L’iniziativa europea è invece scattata parallelamente domenica scorsa. Al vertice della Pace del Cairo convocato dal leader egiziano Al Sisi. In quell’occasione l’Alto Rappresentante per la politica estera dell’Ue, Josep Borrell, ha incontrato proprio Abu Mazen. Una riunione di cui l’alleato Usa era stato preventivamente avvertito. Per il responsabile europeo non si trattava solo di trasmettere un segnale alla parte “buona” dei palestinesi per separarla dai terroristi. Ma ha colto l’opportunità di tracciare un percorso che possa almeno potenzialmente evitare la regionalizzazione del conflitto. Non è un caso che l’altro ieri anche la presidente della Commissione, Ursula von der Leyen, abbia telefonato ad Abu Mazen alla vigilia del Consiglio europeo. Così come questa linea è stata apertamente sostenuta dal governo italiano. «Credo – ha detto la presidente del consiglio, Giorgia Meloni, entrando all’Europa Building, il palazzo che ospita i vertici europei – che uno degli strumenti più efficaci per sconfiggere Hamas sia dare concretezza e tempistica alla questione palestinese. Dare maggiore peso all’Autorità nazionale palestinese. Questo è un ruolo che l’Europa può giocare».
Il documento del summit tra i 27conterrà anche un riferimento alla richiesta di una «pausa umanitaria» volta a trarre in salvo i civili e a portare aiuti nella Striscia. Una formula che in realtà ha provocato uno scontro durante il vertice. Alcuni governi – numericamente minoritari, tra cui la Spagna – hanno infatti insistito sul concetto di tregua. Richiesta che non è stata accolta, il testo finale è stato integrato richiamando le parole già inserite nella dichiarazione congiunta del 15 ottobre scorso.
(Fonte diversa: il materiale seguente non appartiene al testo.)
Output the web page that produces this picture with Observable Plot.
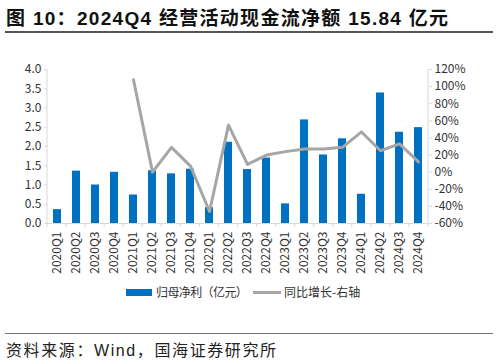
<!DOCTYPE html>
<html>
<head>
<meta charset="utf-8">
<script src="https://cdn.jsdelivr.net/npm/d3@7"></script>
<script src="https://cdn.jsdelivr.net/npm/@observablehq/plot@0.6"></script>
<style>
  html, body { margin: 0; padding: 0; background: #fff; }
  body { width: 498px; height: 362px; position: relative; overflow: hidden; font-family: "Noto Sans CJK SC", "Noto Sans", sans-serif; }
  #title { position: absolute; left: 6px; top: 3px; font-family: "Liberation Sans", Arial, "Noto Sans CJK SC", sans-serif; font-size: 19px; font-weight: bold; color: #111; white-space: nowrap; letter-spacing: 1.3px; }
  #tline { position: absolute; left: 5px; width: 488px; top: 31px; height: 2px; background: #555; }
  #chart { position: absolute; left: 0; top: 40px; }
  #legend { position: absolute; top: 283px; left: 0; width: 498px; font-size: 12px; color: #333; white-space: nowrap; }
  #legend .sw1 { position: absolute; left: 126px; top: 6px; width: 26px; height: 7px; background: #0070C0; }
  #legend .t1 { position: absolute; left: 156px; top: 0px; letter-spacing: -0.6px; }
  #legend .sw2 { position: absolute; left: 253px; top: 8px; width: 28px; height: 3px; background: #A6A6A6; }
  #legend .t2 { position: absolute; left: 284px; top: 0px; }
  #fline { position: absolute; left: 5px; width: 488px; top: 333px; height: 1px; background: #777; }
  #source { position: absolute; left: 6px; top: 337px; font-family: "Liberation Sans", Arial, "Noto Sans CJK SC", sans-serif; font-size: 16px; color: #222; white-space: nowrap; letter-spacing: 1.6px; }
</style>
</head>
<body>
<div id="title">图 10：2024Q4 经营活动现金流净额 15.84 亿元</div>
<div id="tline"></div>
<div id="chart"></div>
<div id="legend"><span class="sw1"></span><span class="t1">归母净利（亿元）</span><span class="sw2"></span><span class="t2">同比增长-右轴</span></div>
<div id="fline"></div>
<div id="source">资料来源：Wind，国海证券研究所</div>
<script>
const quarters = ["2020Q1","2020Q2","2020Q3","2020Q4","2021Q1","2021Q2","2021Q3","2021Q4","2022Q1","2022Q2","2022Q3","2022Q4","2023Q1","2023Q2","2023Q3","2023Q4","2024Q1","2024Q2","2024Q3","2024Q4"];
const profit = [0.36,1.36,1.00,1.33,0.74,1.37,1.29,1.41,0.41,2.11,1.40,1.70,0.51,2.69,1.78,2.20,0.76,3.39,2.37,2.49];
const growth = [null,null,null,null,108,0,29,7,-46,55,9,20,24,27,27,29,47,25,33,12];
const leftTicks = [0,0.5,1,1.5,2,2.5,3,3.5,4];
const rightTicks = [-60,-40,-20,0,20,40,60,80,100,120];

const pctToLeft = p => (p + 60) / 45;
const leftToPct = v => Math.round(v * 45 - 60);

const bars = quarters.map((q, i) => ({q, v: profit[i]}));
const lineData = quarters.map((q, i) => ({q, p: growth[i]})).filter(d => d.p != null);

const axisColor = "#D9D9D9";
const font = '"Noto Sans CJK SC", "Noto Sans", sans-serif';

const frameLines = (index, scales, values, dim) => {
  const g = d3.create("svg:g");
  const x0 = dim.marginLeft, x1 = dim.width - dim.marginRight;
  const y0 = dim.marginTop, y1 = dim.height - dim.marginBottom;
  g.append("line").attr("x1", x0).attr("x2", x0).attr("y1", y0).attr("y2", y1).attr("stroke", axisColor);
  g.append("line").attr("x1", x1).attr("x2", x1).attr("y1", y0).attr("y2", y1).attr("stroke", axisColor);
  g.append("line").attr("x1", x0).attr("x2", x1).attr("y1", y1 + 0.5).attr("y2", y1 + 0.5).attr("stroke", axisColor);
  for (let i = 0; i <= quarters.length; i++) {
    const xx = x0 + i * (x1 - x0) / quarters.length;
    g.append("line").attr("x1", xx).attr("x2", xx).attr("y1", y1).attr("y2", y1 + 4).attr("stroke", axisColor);
  }
  return g.node();
};

const chart = Plot.plot({
  width: 498,
  height: 250,
  marginLeft: 47,
  marginRight: 70,
  marginTop: 29,
  marginBottom: 67,
  style: {fontFamily: font, fontSize: "12px", color: "#333", background: "transparent"},
  x: {domain: quarters, paddingInner: 0.58, paddingOuter: 0.29, label: null},
  y: {domain: [0, 4], label: null},
  marks: [
    Plot.barY(bars, {x: "q", y: "v", fill: "#0070C0"}),
    Plot.line(lineData, {x: "q", y: d => pctToLeft(d.p), stroke: "#A6A6A6", strokeWidth: 3}),
    frameLines,
    Plot.axisY({anchor: "left", ticks: leftTicks, tickFormat: d3.format(".1f"), tickSize: 3, tickPadding: 3, stroke: axisColor, fill: "#333", label: null, fontSize: 12}),
    Plot.axisY({anchor: "right", ticks: rightTicks.map(pctToLeft), tickFormat: d => leftToPct(d) + "%", tickSize: 3, tickPadding: 3, stroke: axisColor, fill: "#333", label: null, fontSize: 12}),
    Plot.axisX({anchor: "bottom", tickRotate: -90, tickSize: 0, tickPadding: 8, fill: "#333", label: null, fontSize: 12})
  ]
});
document.getElementById("chart").appendChild(chart);
</script>
</body>
</html>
Ma nel testo è entrato, sempre su spinta di Madrd, la’invito a convocare una Conferenza di pace. Del resto le Cancellerie più impegnate nella mediazione sono consapevoli che in questa fase non è possibile andare oltre la «pausa umanitaria ». In primo luogo perché ogni ulteriore passaggio sarà possibile solo dopo che Israele avrà compiuto la sua risposta sul terreno contro Hamas. Il fattore deterrenza per lo Stato ebraico non è aggirabile. Ogni mediazione ne deve tenere conto. Ignorarla significa fallire in partenza. Il punto è semmai convincere il governo Netanyahu a non esagerare e a non rendere impossibili i passi successivi e un nuovo equilibrio. Nel piano molto informale di Usa-Gb-Ue, infatti, l’esito sperato si concentra sulla striscia di Gaza. Sull’amministrazione di quel territorio – che da 15 anni è gestita da Hamas anche se le ultime elezioni (perse da Al Fatah) sono del 2006 – si può aprire il sentiero strettissimo della pace. L’obiettivo è restituire all’Anp il ruolo di guida. Magari con l’aiuto dell’Onu o della Lega Araba per evitare l’immagine dell’imposizione coatta.